Micron Technology Inc. (NASDAQ: MU) is also a huge player in NAND. Its shares have recovered handily over much of 2017 due to strong demand and strong pricing in NAND and in DRAM. Micron shares were last seen down by more than 3% at $48.06, but that is with Morgan Stanley’s team effectively telling its clients not to worry about how NAND prices will impact Micron because of strength in DRAM. Interestingly enough, Morgan Stanley actually raised its target price on Micron to $55 from $39 in the early call.

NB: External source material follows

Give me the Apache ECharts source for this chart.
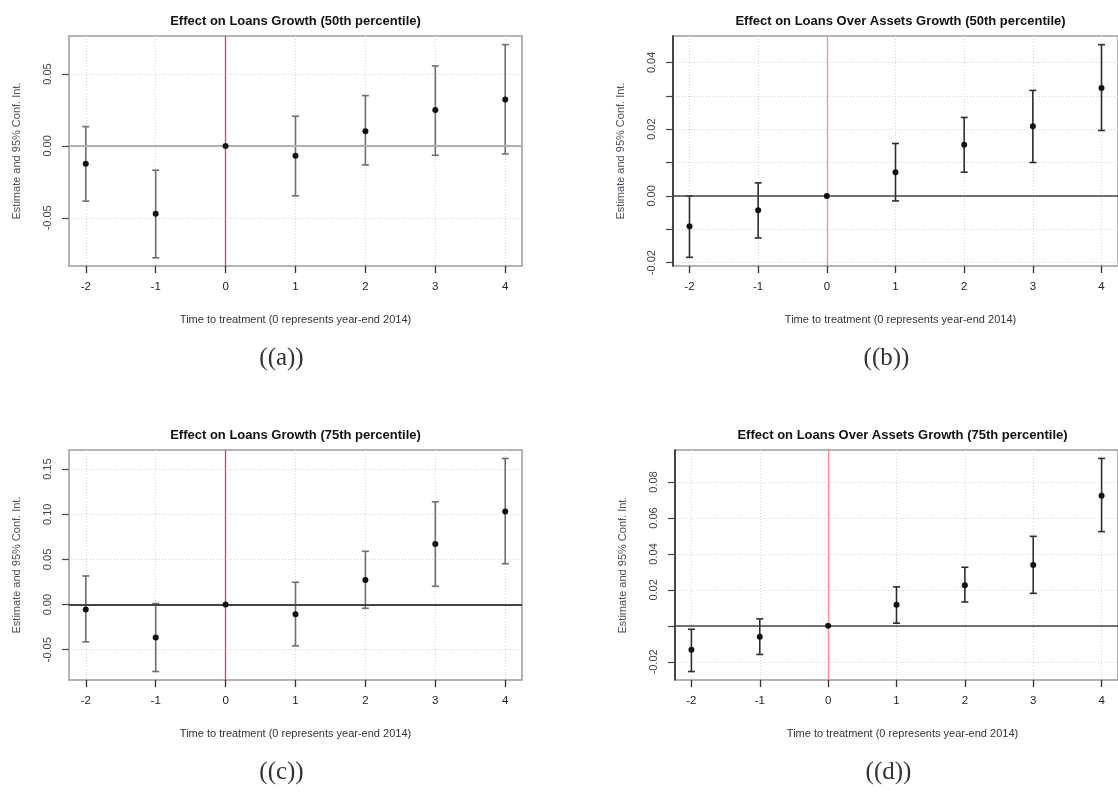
<!DOCTYPE html>
<html>
<head>
<meta charset="utf-8">
<script src="https://cdn.jsdelivr.net/npm/echarts@6/dist/echarts.min.js"></script>
<style>
html,body{margin:0;padding:0;background:#fff;}
#c{width:1118px;height:796px;}
</style>
</head>
<body>
<div id="c"></div>
<script>
// ---- data ----
const periods = [-2, -1, 0, 1, 2, 3, 4];

// (a) Loans growth, 50th percentile
const estA = [-0.0125, -0.0472, 0, -0.0069, 0.0102, 0.0250, 0.0322];
const loA  = [-0.0384, -0.0778, 0, -0.0347, -0.0132, -0.0065, -0.0056];
const hiA  = [0.0134, -0.0169, 0, 0.0206, 0.0350, 0.0556, 0.0704];

// (b) Loans over assets growth, 50th percentile
const estB = [-0.0091, -0.0043, 0, 0.0071, 0.0153, 0.0209, 0.0323];
const loB  = [-0.0184, -0.0126, 0, -0.0015, 0.0071, 0.0100, 0.0196];
const hiB  = [0.0000, 0.0039, 0, 0.0157, 0.0235, 0.0316, 0.0453];

// (c) Loans growth, 75th percentile
const estC = [-0.0055, -0.0365, 0, -0.0107, 0.0273, 0.0671, 0.1032];
const loC  = [-0.0413, -0.0741, 0, -0.0457, -0.0041, 0.0203, 0.0453];
const hiC  = [0.0317, 0.0011, 0, 0.0247, 0.0590, 0.1139, 0.1618];

// (d) Loans over assets growth, 75th percentile
const estD = [-0.0133, -0.0061, 0, 0.0117, 0.0226, 0.0339, 0.0724];
const loD  = [-0.0254, -0.0159, 0, 0.0015, 0.0133, 0.0181, 0.0524];
const hiD  = [-0.0019, 0.0039, 0, 0.0217, 0.0326, 0.0498, 0.0931];

// axis ticks / labels
const yTicksA = [-0.05, 0, 0.05];
const yLabelsA = [-0.05, 0, 0.05];
const yTicksB = [-0.02, -0.01, 0, 0.01, 0.02, 0.03, 0.04];
const yLabelsB = [-0.02, 0, 0.02, 0.04];
const yTicksC = [-0.05, 0, 0.05, 0.10, 0.15];
const yLabelsC = [-0.05, 0, 0.05, 0.10, 0.15];
const yTicksD = [-0.02, 0, 0.02, 0.04, 0.06, 0.08];
const yLabelsD = [-0.02, 0.02, 0.04, 0.06, 0.08];

const titles = [
  'Effect on Loans Growth (50th percentile)',
  'Effect on Loans Over Assets Growth (50th percentile)',
  'Effect on Loans Growth (75th percentile)',
  'Effect on Loans Over Assets Growth (75th percentile)'
];
const captions = ['((a))', '((b))', '((c))', '((d))'];
const xTitle = 'Time to treatment (0 represents year-end 2014)';
const yTitle = 'Estimate and 95% Conf. Int.';

// ---- layout / style (not data) ----
const FONT = 'Liberation Sans, Arial, sans-serif';
const panels = [
  {est: estA, lo: loA, hi: hiA, yT: yTicksA, yL: yLabelsA,
   left: 69, top: 36, width: 453, height: 230, ymin: -0.0835, ymax: 0.0764,
   leftAxis: false, zeroColor: '#b0b0b0', zeroWidth: 2, redColor: '#d9404f', barColor: '#6e6e6e'},
  {est: estB, lo: loB, hi: hiB, yT: yTicksB, yL: yLabelsB,
   left: 673, top: 36, width: 455, height: 230, ymin: -0.0210, ymax: 0.0479,
   leftAxis: true, zeroColor: '#444', zeroWidth: 1.5, redColor: '#ff8a9a', barColor: '#2e2e2e'},
  {est: estC, lo: loC, hi: hiC, yT: yTicksC, yL: yLabelsC,
   left: 69, top: 450, width: 453, height: 230, ymin: -0.0835, ymax: 0.1712,
   leftAxis: false, zeroColor: '#444', zeroWidth: 1.8, redColor: '#d9404f', barColor: '#6e6e6e'},
  {est: estD, lo: loD, hi: hiD, yT: yTicksD, yL: yLabelsD,
   left: 675, top: 450, width: 455, height: 230, ymin: -0.0301, ymax: 0.0978,
   leftAxis: true, zeroColor: '#444', zeroWidth: 1.5, redColor: '#ff8a9a', barColor: '#2e2e2e'}
];

const grid = [], xAxis = [], yAxis = [], series = [], graphic = [];

panels.forEach((p, i) => {
  grid.push({
    left: p.left, top: p.top, width: p.width, height: p.height,
    show: true, borderColor: '#9c9c9c', borderWidth: 1.5, backgroundColor: 'transparent'
  });
  xAxis.push({
    gridIndex: i, type: 'value', min: -2.24, max: 4.24, position: 'bottom',
    axisLine: {show: false, onZero: false},
    axisTick: {show: true, length: 7, customValues: periods, lineStyle: {color: '#333', width: 1.3}},
    axisLabel: {customValues: periods, margin: 15, fontSize: 11.5, color: '#222', fontFamily: FONT,
      formatter: v => String(Math.round(v))},
    splitLine: {show: true, lineStyle: {color: '#d4d4d4', type: [1, 2], width: 1}}
  });
  yAxis.push({
    gridIndex: i, type: 'value', min: p.ymin, max: p.ymax, position: 'left',
    axisLine: {show: p.leftAxis, onZero: false, lineStyle: {color: '#222', width: 1.5}},
    axisTick: {show: true, length: 7, customValues: p.yT, lineStyle: {color: '#444', width: 1.2}},
    axisLabel: {customValues: p.yL, rotate: 90, margin: 16, fontSize: 11, color: '#444', fontFamily: FONT,
      formatter: v => v.toFixed(2), hideOverlap: false},
    splitLine: {show: true, lineStyle: {color: '#d4d4d4', type: [1, 2], width: 1}}
  });
  // reference lines (zero line and treatment line)
  series.push({
    type: 'line', xAxisIndex: i, yAxisIndex: i, silent: true, animation: false, z: 2,
    data: [], symbol: 'none',
    markLine: {
      silent: true, symbol: 'none', animation: false, label: {show: false},
      data: [
        {yAxis: 0, lineStyle: {color: p.zeroColor, width: p.zeroWidth, type: 'solid'}},
        {xAxis: 0, lineStyle: {color: p.redColor, width: 1.3, type: 'solid'}}
      ]
    }
  });
  series.push({
    type: 'custom', xAxisIndex: i, yAxisIndex: i, silent: true, animation: false, z: 3,
    data: periods.map((x, k) => [x, p.lo[k], p.hi[k]]),
    renderItem: (params, api) => {
      const x = api.value(0), lo = api.value(1), hi = api.value(2);
      if (lo === hi) return null;
      const a = api.coord([x, lo]), b = api.coord([x, hi]);
      const w = 3.5, st = {stroke: p.barColor, lineWidth: 1.6};
      return {type: 'group', children: [
        {type: 'line', shape: {x1: a[0], y1: a[1], x2: b[0], y2: b[1]}, style: st},
        {type: 'line', shape: {x1: a[0] - w, y1: a[1], x2: a[0] + w, y2: a[1]}, style: st},
        {type: 'line', shape: {x1: b[0] - w, y1: b[1], x2: b[0] + w, y2: b[1]}, style: st}
      ]};
    }
  });
  series.push({
    type: 'scatter', xAxisIndex: i, yAxisIndex: i, silent: true, animation: false, z: 5,
    symbol: 'circle', symbolSize: 6, itemStyle: {color: '#111', opacity: 1},
    data: periods.map((x, k) => [x, p.est[k]])
  });
  const cx = p.left + p.width / 2;
  graphic.push({type: 'text', x: cx, y: p.top - 15,
    style: {text: titles[i], font: 'bold 13px ' + FONT, fill: '#111', align: 'center', verticalAlign: 'middle'}});
  graphic.push({type: 'text', x: cx, y: p.top + p.height + 54,
    style: {text: xTitle, font: '11px ' + FONT, fill: '#333', align: 'center', verticalAlign: 'middle'}});
  graphic.push({type: 'text', x: p.left - 52, y: p.top + p.height / 2, rotation: Math.PI / 2,
    style: {text: yTitle, font: '11px ' + FONT, fill: '#4a4f5a', align: 'center', verticalAlign: 'middle'}});
  graphic.push({type: 'text', x: cx - 14, y: p.top + p.height + 92,
    style: {text: captions[i], font: '25px "Liberation Serif", serif', fill: '#333', align: 'center', verticalAlign: 'middle'}});
});

const chart = echarts.init(document.getElementById('c'), null, {renderer: 'canvas'});
chart.setOption({
  backgroundColor: '#fff',
  animation: false,
  grid, xAxis, yAxis, series, graphic
});
</script>
</body>
</html>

In an effort to show both sides of the coin, note that the site DRAMExchange.com, which updates price and demand trends on DRAM and NAND pricing, showed in mid-November:

  • 4Q17 Mobile DRAM Sales Growth May Outperform Q3’s 4.3% as Prices Surge
  • 3Q17 Branded NAND Flash Sales Up 14.3% on Tight Supplies
  • Global Smartphone Production for 4Q17 to Grow by 6.3% YoY as iPhone X Drives Quarterly Total to Its Peak for the Year
  • Average DRAM Price Up Near 10%; Q3 Revenue Growth Reaches 16.2%, a New High

The VanEck Vectors Semiconductor ETF (NYSE: SMH), formerly the Semiconductor HOLDRS, was trading down 1.3% at $104.36 on Monday, in a 52-week range of $67.49 to $105.83. This exchange traded funds holds 26 semiconductor related shares and has roughly $1.5 billion in assets. Taiwan Semiconductor represents over 10% of the assets here and is the top holding, followed by Intel (9.5%), Micron (5.8), Qualcomm (5.7%) and NVIDIA (5.7%).